When I was young, I loved horses for their impressive grace. So, because we lived close, my mom took me to Chincoteague Island to see the ponies. On the way there, I was irritated. “Ponies?” I thought, “I want to see horses!”
When I finally saw them, though, rounded up in the pen, I realized that “ponies” was not quite the correct description, because, though ponies, they looked so much like horses. It made me chuckle, then, when in the story “This Little Size of Dying,” Clay makes a very similar comment on the “variation” between the adjective “pony,” and the “stolid grace” and “indisputable wildness” of horses that should, by definition, be small.
Younger me watched the ponies trapped in that enclosed, claustrophobic space start mating, as my mom nervously told me they were “playing.” I knew that really was not the case. Young and innocent as I was, I knew I was witnessing something momentous—something visceral and real.
And that is exactly how I felt as I read Rafe Posey’s collection of short stories The Book of Broken Hymns, which was a Lambda Literary Award finalist in 2012. His stories, though fictional, are still visceral, still real. This collection is, other than a few of his articles and many of his Tweets, my first real read of Rafe’s work, and the first time I’ve read any significant collection of work by a transgender writer.
What first struck me about these stories was the sense of loss that laces them together—loss of people, comfort, memory, health, place, and even identity. Yet the characters also find many things: identity, resolve, self-acceptance, and in some cases, peace. Losing and finding is a cycle of human experience, but I learned through reading these stories that it is a much more integral part of the trans and LGBTQ experience. I never had to accept my identity as a straight woman; I never had to worry about being accepted by others. But almost every main character in these stories has that worry, experiences that struggle. Specifically, Audrey in “Dashaway” haunts her old life, while Luke in “Horse Sale at the Jesus Saves Café” is haunted by someone he’s lost, signifying the feeling of always having one foot in one life, one in another.

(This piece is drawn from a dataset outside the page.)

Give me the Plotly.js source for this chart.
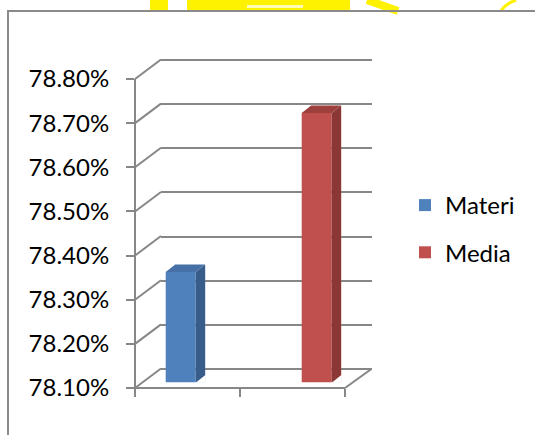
<!DOCTYPE html>
<html>
<head>
<meta charset="utf-8">
<script src="https://cdn.plot.ly/plotly-3.0.1.min.js"></script>
<style>
  html, body { margin: 0; padding: 0; background: #ffffff; }
  #chart { width: 535px; height: 435px; }
</style>
</head>
<body>
<div id="chart"></div>
<script>
// ---- data ----
const categories = ['Materi', 'Media'];
const values = [78.35, 78.71];
const tickValues = [78.1, 78.2, 78.3, 78.4, 78.5, 78.6, 78.7, 78.8];
const tickLabels = ['78.10%', '78.20%', '78.30%', '78.40%', '78.50%', '78.60%', '78.70%', '78.80%'];

// ---- styles ----
const frontColors = ['#4f81bd', '#c0504d'];
const sideColors = ['#385d8a', '#8a3735'];
const topColors = ['#4771a6', '#9d3f3c'];
const gridColor = '#878787';
const W = 535, H = 435;
const px = x => x / W;
const py = y => 1 - y / H;

const yMin = tickValues[0], yMax = tickValues[tickValues.length - 1];
const pxPerUnit = (388 - 79) / (yMax - yMin);
const padPx = 3;
const padVal = padPx / pxPerUnit;

// front plane geometry
const frontTopVal = yMin + (388 - 59) / pxPerUnit;
const xPxPerUnit = 105;
const boundaries = categories.map((c, i) => i - 0.5).concat([categories.length - 0.5]);
const xLeft = boundaries[0], xRight = boundaries[boundaries.length - 1];
const frontXMax = xLeft + (372 - 135) / xPxPerUnit;

// bar plane
const barCenter0 = 180.7, barStep = 136, barDom = [145, 355];

const lineStyle = { color: gridColor, width: 2 };

const traces = [
  { type: 'scatter', x: [], y: [], xaxis: 'x', yaxis: 'y', showlegend: false, hoverinfo: 'skip' },
  { type: 'scatter', x: [], y: [], xaxis: 'x2', yaxis: 'y2', showlegend: false, hoverinfo: 'skip' }
].concat(categories.map((c, i) => ({
  type: 'bar',
  name: c,
  x: [c],
  y: [values[i]],
  xaxis: 'x3', yaxis: 'y3',
  width: 30 / barStep,
  marker: { color: frontColors[i], line: { width: 0 } },
  legendgroup: c,
  hoverinfo: 'skip'
}))).concat([
  { type: 'scatter', x: [], y: [], xaxis: 'x4', yaxis: 'y4', showlegend: false, hoverinfo: 'skip' }
]);

const shapes = [];
// frame & watermark
const yellow = '#fff200';
shapes.push({ type: 'rect', xref: 'paper', yref: 'paper', x0: px(150), x1: px(168), y0: py(11), y1: py(0), fillcolor: yellow, line: { width: 0 }, layer: 'below' });
shapes.push({ type: 'rect', xref: 'paper', yref: 'paper', x0: px(187), x1: px(350), y0: py(11), y1: py(0), fillcolor: yellow, line: { width: 0 }, layer: 'below' });
shapes.push({ type: 'rect', xref: 'paper', yref: 'paper', x0: px(247), x1: px(303), y0: py(8), y1: py(5), fillcolor: '#fffbb0', line: { width: 0 }, layer: 'below' });
shapes.push({ type: 'line', xref: 'paper', yref: 'paper', x0: px(367), x1: px(398), y0: py(0), y1: py(11), line: { color: yellow, width: 8 }, layer: 'below' });
shapes.push({ type: 'path', xref: 'paper', yref: 'paper', path: `M${px(516)},${py(0)} Q${px(505)},${py(4)} ${px(501)},${py(11)}`, line: { color: yellow, width: 3 }, layer: 'below' });
shapes.push({ type: 'path', xref: 'paper', yref: 'paper', path: `M${px(8)},${py(440)} L${px(8)},${py(11)} L${px(540)},${py(11)}`, line: { color: '#8a8a8a', width: 2 } });

// front axis line and front floor edge (plot-frame geometry)
shapes.push({ type: 'path', xref: 'paper', yref: 'paper',
  path: `M${px(135)},${py(79)} L${px(135)},${py(388)} L${px(345)},${py(388)}`, line: lineStyle });

// connectors from front ticks to back wall
tickValues.forEach(v => {
  shapes.push({ type: 'line', xref: 'x2', yref: 'y2', xsizemode: 'pixel', ysizemode: 'pixel',
    xanchor: xLeft, yanchor: v, x0: 0, y0: 0, x1: 26, y1: 19.5, line: lineStyle });
});
// floor right edge
shapes.push({ type: 'line', xref: 'x2', yref: 'y2', xsizemode: 'pixel', ysizemode: 'pixel',
  xanchor: xRight, yanchor: yMin, x0: 0, y0: 0, x1: 27, y1: 19.5, line: lineStyle });

// bar side and top faces (bar plane subplot x3/y3)
categories.forEach((c, i) => {
  shapes.push({ type: 'rect', xref: 'x3', yref: 'y3', xsizemode: 'pixel', xanchor: i,
    x0: 15, x1: 24.5, y0: yMin, y1: values[i], fillcolor: sideColors[i], line: { width: 0 } });
  shapes.push({ type: 'path', xref: 'x3', yref: 'y3', xsizemode: 'pixel', ysizemode: 'pixel',
    xanchor: i, yanchor: values[i], path: 'M15,0L24.5,7.5L24.5,0Z', fillcolor: sideColors[i], line: { width: 0 } });
  shapes.push({ type: 'path', xref: 'x3', yref: 'y3', xsizemode: 'pixel', ysizemode: 'pixel',
    xanchor: i, yanchor: yMin, path: 'M15,-0.5L25,-0.5L25,7.5Z', fillcolor: '#ffffff', line: { width: 0 } });
  shapes.push({ type: 'path', xref: 'x3', yref: 'y3', xsizemode: 'pixel', ysizemode: 'pixel',
    xanchor: i, yanchor: values[i], path: 'M-15,0L15,0L24.5,7.5L-5.5,7.5Z', fillcolor: topColors[i], line: { width: 0 } });
});

const hidden = { showgrid: false, zeroline: false, showline: false, showticklabels: false, ticks: '' };

const layout = {
  width: W, height: H,
  margin: { l: 0, r: 0, t: 0, b: 0 },
  paper_bgcolor: '#ffffff',
  plot_bgcolor: 'rgba(0,0,0,0)',
  showlegend: true,
  barmode: 'overlay',
  font: { family: 'Lato, "Open Sans", sans-serif', color: '#000000' },
  // back wall gridlines (padded so edge gridlines are kept)
  xaxis: Object.assign({ domain: [px(161), px(372)], range: [0, 1], anchor: 'y', fixedrange: true }, hidden),
  yaxis: { domain: [py(369 + padPx), py(60 - padPx)], range: [yMin - padVal, yMax + padVal], anchor: 'x',
    tickmode: 'array', tickvals: tickValues, showgrid: true, gridcolor: gridColor, gridwidth: 2,
    zeroline: false, showline: false, showticklabels: false, ticks: '', fixedrange: true },
  // connector plane (hidden axes)
  xaxis2: Object.assign({ domain: [px(135 - padPx), px(372)], type: 'linear',
    range: [xLeft - padPx / xPxPerUnit, frontXMax], anchor: 'y2', fixedrange: true }, hidden),
  yaxis2: Object.assign({ domain: [py(388 + padPx), py(59)], range: [yMin - padVal, frontTopVal],
    anchor: 'x2', fixedrange: true }, hidden),
  // bar plane
  xaxis3: Object.assign({ domain: [px(barDom[0]), px(barDom[1])], type: 'category',
    categoryarray: categories, categoryorder: 'array',
    range: [(barDom[0] - barCenter0) / barStep, (barDom[1] - barCenter0) / barStep],
    anchor: 'y3', fixedrange: true }, hidden),
  yaxis3: Object.assign({ domain: [py(382.3), py(382.3 - (yMax - yMin) * pxPerUnit)],
    range: [yMin, yMax], anchor: 'x3', fixedrange: true }, hidden),
  // front axes: ticks, labels
  xaxis4: { domain: [px(135), px(345)], type: 'linear', range: [xLeft, xRight], anchor: 'y4',
    tickmode: 'array', tickvals: boundaries, ticks: 'outside', ticklen: 8, tickwidth: 2, tickcolor: gridColor,
    showticklabels: false, showgrid: false, zeroline: false, showline: false, fixedrange: true },
  yaxis4: { domain: [py(388), py(79)], range: [yMin, yMax], anchor: 'x4',
    tickmode: 'array', tickvals: tickValues, ticktext: tickLabels, ticks: 'outside', ticklen: 8, tickwidth: 2,
    tickcolor: gridColor, ticklabelstandoff: 12, showgrid: false, zeroline: false, showline: false,
    tickfont: { family: 'Lato, "Open Sans", sans-serif', size: 24, color: '#000000' }, fixedrange: true },
  legend: { x: px(405), y: py(183), xanchor: 'left', yanchor: 'top',
    traceorder: 'grouped', tracegroupgap: 13, bgcolor: 'rgba(0,0,0,0)',
    font: { family: 'Lato, "Open Sans", sans-serif', size: 24, color: '#000000' } },
  shapes: shapes
};

Plotly.newPlot('chart', traces, layout, { displayModeBar: false, staticPlot: true });
</script>
</body>
</html>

Not a story passes without the mention of some animal or bird, and characters “prowl, purr, spit like cats,” have eyes like falcons, or possess “lupine focus.” In “Dashaway,” specifically—my favorite of the stories, and I did request a novelization of it—Malcolm Temko is described using lupine imagery, and likened to Caliban from The Tempest. He, more than any other character, is a beast of prey, constantly on the prowl for a victim.
I became so wrapped up in thematic connections, symbolism, and imagery, even as I write this review I realize it is not so much review as it is a semi-analysis in which I attempt to convey the depth of stories that, at times, caused me to ache because they were too short. After all, my book ended up looking like this:
I wanted more from “Dashaway,” but I wanted more from all of the stories—I wanted backstories, futures, resolutions. I wanted more from “Nest”—to see the relationship between father and children, to see the change, over time, in the father. I wished I’d known more about the relationship between Clay and Shawn in “This Little Size of Dying.” I craved directness and specifics from Faun’s rhetorical play in “Faun Tells All.” However, I came to understand that those things are not always possible, because so often the characters were living through and in the midst of things. It is a testament to Rafe’s ability to write characters, though, that I always wanted to know more about and see more from his characters.

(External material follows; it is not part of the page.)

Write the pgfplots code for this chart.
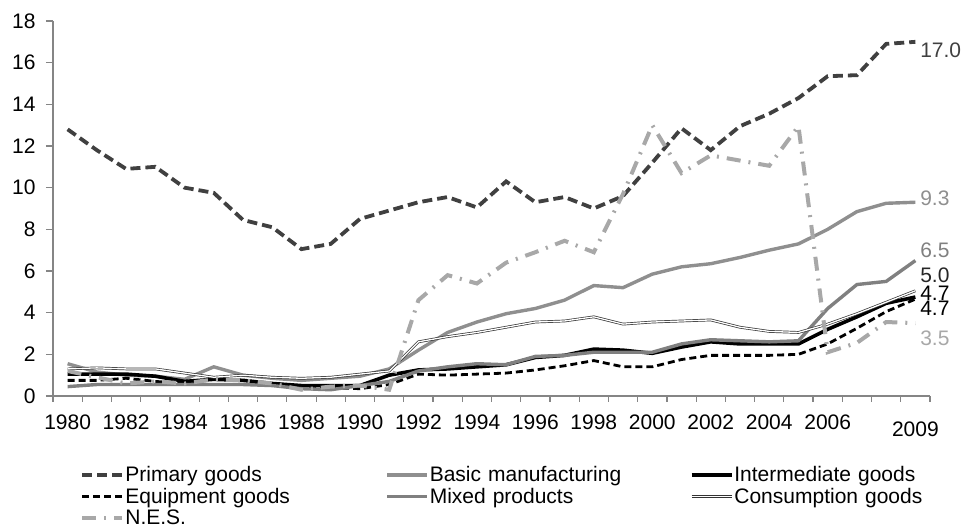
\documentclass[border=0pt]{standalone}
\usepackage{fontspec}
\setmainfont{Liberation Sans}
\usepackage{pgfplots}
\pgfplotsset{compat=1.18}
\definecolor{cPrim}{HTML}{404040}
\definecolor{cBasic}{HTML}{8F8F8F}
\definecolor{cMixed}{HTML}{808080}
\definecolor{cNES}{HTML}{A8A8A8}
\definecolor{cAxis}{HTML}{858585}
\begin{document}
\begin{tikzpicture}
\path[use as bounding box] (0,0) rectangle (964pt,529pt);
\begin{axis}[
  at={(53pt,133pt)}, anchor=south west,
  scale only axis, width=877pt, height=375pt,
  xmin=-0.5, xmax=29.5, ymin=0, ymax=18,
  clip=false,
  axis x line*=bottom, axis y line*=left,
  axis line style={draw=cAxis, line width=1.2pt},
  tick align=outside,
  xtick={0,2,4,6,8,10,12,14,16,18,20,22,24,26},
  xticklabels={1980,1982,1984,1986,1988,1990,1992,1994,1996,1998,2000,2002,2004,2006},
  extra x ticks={29},
  extra x tick labels={2009},
  extra x tick style={major x tick style={draw=none}, x tick label style={yshift=-7pt}},
  major x tick style={draw=none},
  minor xtick={-0.5,0.5,...,29.5},
  minor x tick style={draw=cAxis, line width=1.2pt},
  minor tick length=6pt,
  major tick length=7pt,
  ytick={0,2,...,18},
  major y tick style={draw=cAxis, line width=1.2pt},
  tick label style={font=\fontsize{21}{25}\selectfont, text=black},
  x tick label style={yshift=-8pt},
  y tick label style={xshift=-7pt},
  /pgf/number format/assume math mode=true,
  legend columns=3,
  legend cell align=left,
  legend style={at={(0.031,-0.185)}, anchor=north west, draw=none, fill=none,
    inner sep=0pt, font=\fontsize{21}{25}\selectfont, row sep=3pt,
    nodes={inner xsep=1pt, inner ysep=1pt, text width=259pt}},
  legend image code/.code={\draw[#1] (0pt,0pt) -- (40pt,0pt);},
]
% Primary goods
\addplot[cPrim, line width=3.8pt, dash pattern=on 10pt off 5pt] coordinates {
(0,12.8)(1,11.8)(2,10.9)(3,11.0)(4,10.0)(5,9.75)(6,8.45)(7,8.1)(8,7.05)(9,7.3)
(10,8.5)(11,8.9)(12,9.3)(13,9.55)(14,9.05)(15,10.3)(16,9.3)(17,9.55)(18,9.0)(19,9.6)
(20,11.2)(21,12.85)(22,11.8)(23,12.95)(24,13.55)(25,14.3)(26,15.35)(27,15.4)(28,16.9)(29,17.0)};
\addlegendentry{Primary goods}
% Basic manufacturing
\addplot[cBasic, line width=3.4pt] coordinates {
(0,1.55)(1,1.15)(2,1.0)(3,0.95)(4,0.8)(5,1.4)(6,1.0)(7,0.85)(8,0.75)(9,0.85)
(10,0.95)(11,1.3)(12,2.2)(13,3.05)(14,3.55)(15,3.95)(16,4.2)(17,4.6)(18,5.3)(19,5.2)
(20,5.85)(21,6.2)(22,6.35)(23,6.65)(24,7.0)(25,7.3)(26,8.0)(27,8.85)(28,9.25)(29,9.3)};
\addlegendentry{Basic manufacturing}
% Intermediate goods
\addplot[black, line width=3.6pt] coordinates {
(0,1.05)(1,1.05)(2,1.05)(3,0.95)(4,0.7)(5,0.8)(6,0.75)(7,0.6)(8,0.5)(9,0.5)
(10,0.5)(11,1.0)(12,1.25)(13,1.3)(14,1.4)(15,1.5)(16,1.85)(17,1.95)(18,2.25)(19,2.2)
(20,2.05)(21,2.35)(22,2.6)(23,2.5)(24,2.5)(25,2.5)(26,3.2)(27,3.8)(28,4.45)(29,4.75)};
\addlegendentry{Intermediate goods}
% Equipment goods
\addplot[black, line width=2.8pt, dash pattern=on 7pt off 4pt] coordinates {
(0,0.75)(1,0.75)(2,0.85)(3,0.7)(4,0.6)(5,0.55)(6,0.55)(7,0.6)(8,0.45)(9,0.4)
(10,0.35)(11,0.55)(12,1.05)(13,1.0)(14,1.05)(15,1.1)(16,1.25)(17,1.45)(18,1.7)(19,1.4)
(20,1.4)(21,1.75)(22,1.95)(23,1.95)(24,1.95)(25,2.0)(26,2.5)(27,3.25)(28,4.05)(29,4.65)};
\addlegendentry{Equipment goods}
% Mixed products
\addplot[cMixed, line width=3.4pt] coordinates {
(0,0.45)(1,0.55)(2,0.55)(3,0.55)(4,0.55)(5,0.55)(6,0.55)(7,0.5)(8,0.35)(9,0.3)
(10,0.5)(11,0.7)(12,1.2)(13,1.4)(14,1.55)(15,1.5)(16,1.9)(17,1.95)(18,2.1)(19,2.1)
(20,2.1)(21,2.5)(22,2.7)(23,2.65)(24,2.6)(25,2.65)(26,4.2)(27,5.35)(28,5.5)(29,6.5)};
\addlegendentry{Mixed products}
% Consumption goods
\addplot[black!80, line width=0.7pt, double=white, double distance=1.3pt] coordinates {
(0,1.3)(1,1.35)(2,1.3)(3,1.3)(4,1.1)(5,0.9)(6,1.0)(7,0.9)(8,0.85)(9,0.9)
(10,1.05)(11,1.2)(12,2.6)(13,2.85)(14,3.05)(15,3.3)(16,3.55)(17,3.6)(18,3.8)(19,3.45)
(20,3.55)(21,3.6)(22,3.65)(23,3.3)(24,3.1)(25,3.05)(26,3.45)(27,3.95)(28,4.5)(29,5.05)};
\addlegendentry{Consumption goods}
% N.E.S.
\addplot[cNES, line width=4pt, dash pattern=on 14pt off 8pt on 2pt off 8pt] coordinates {
(0,1.2)(1,0.9)(2,0.6)(3,0.7)(4,0.6)(5,0.8)(6,0.75)(7,0.6)(8,0.3)(9,0.45)
(10,0.5)(11,0.3)(12,4.6)(13,5.8)(14,5.4)(15,6.4)(16,6.9)(17,7.45)(18,6.9)(19,9.7)
(20,13.0)(21,10.7)(22,11.55)(23,11.3)(24,11.05)(25,12.95)(26,2.1)(27,2.55)(28,3.55)(29,3.5)};
\addlegendentry{N.E.S.}
% end labels
\begin{scope}[every node/.style={anchor=west, inner sep=0pt, font=\fontsize{21}{25}\selectfont}]
\node[text=cPrim] at (axis cs:29.16,16.6) {17.0};
\node[text=cBasic] at (axis cs:29.16,9.5) {9.3};
\node[text=cMixed] at (axis cs:29.16,7.0) {6.5};
\node[text=black!85] at (axis cs:29.16,5.8) {5.0};
\node[text=black] at (axis cs:29.16,4.95) {4.7};
\node[text=black] at (axis cs:29.16,4.22) {4.7};
\node[text=cNES] at (axis cs:29.16,2.78) {3.5};
\end{scope}
\end{axis}
\end{tikzpicture}
\end{document}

The most complete story, for me, was “The Only Living Boy in New York,” because I felt like I knew the main character better than I knew any other—and I felt like he had traveled farthest on the road to finding everything that made him complete.
Through so many poignant moments—characters wishing, remembering, loving, yearning, becoming—I came to understand Rafe wrote from the very core of his being, where he finally rose “from ashes and leftover scraps abandoned. The first song sung in a book of broken hymns after all the candles have melted and hardened. [1]”
He could not have chosen a better epigraph to preface his work.